It is well known that the fossil-fuel industry has spent millions for many years seeding doubts about climate science, as documented in Naomi Oreskes book, Merchants of Doubt. But later, she discovered that electric utilities started a big propaganda campaign way back before the Great Depression to slow down demands for rural electrification and so they spent a lot of money to spread doubt about broadening the grid to convince the public that it was a bad idea even though Eastern Canada had already done it successfully. Eventually, FDR changed the regulations and brought it about, but they slowed progress for many years.
Now some of those utility companies are making it difficult for new renewable energy projects to connect to the grid. Again, other countries manage this just fine. In the Northeastern US, the old fossil-fuel companies have been worried about the growing popularity of fuel-efficient heat pumps so they are spreading the misinformation that heap pumps don’t work in regions with cold climates and tend to fail in freezing weather, just when they are most needed.
This is a longstanding pattern. Fossil fuel companies funded a campaign to restrict wind energy out of concern for migratory birds, but actual wildlife conservation organizations like the Audubon Society “strongly supports wind energy” because wind turbines cause a tiny fraction as many bird deaths as windows, cats, and, yes, the fossil fuel plants that they are replacing.
Recently an old friend has been voicing his concerns about slave labor being used to mine the rare-earth minerals that go into electric vehicles.
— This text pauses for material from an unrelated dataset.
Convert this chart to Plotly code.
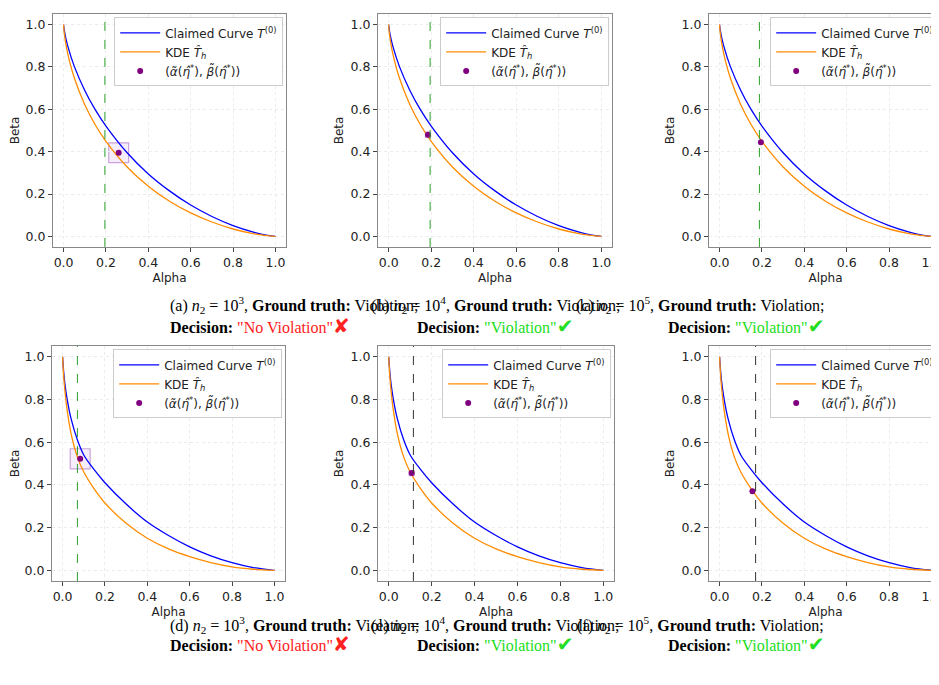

This looks like the same old fossil-fuel playbook, but I haven’t found the smoking gun of funding yet. However, I googled “anti-slavery” to try to get a sense of what the big anti-slavery organizations think about buying EV batteries and they don’t seem to care at all. Only Free The Slaves talks about minerals used in batteries, but they don’t recommend avoiding EVs. They say that slave minerals are in virtually all of our electronics from light bulbs to TVs, so we are all complicit. I’m generally skeptical about the power of woke consumers to change the world (including woke investing). But marketing to make voters and politicians more woke IS often effective at changing the world by changing the rules of capitalism.
So I wonder if the original source of the narrative that EVs produce slavery are fossil fuel interest groups since it does not seem to be the anti-slavery groups that are worried about it.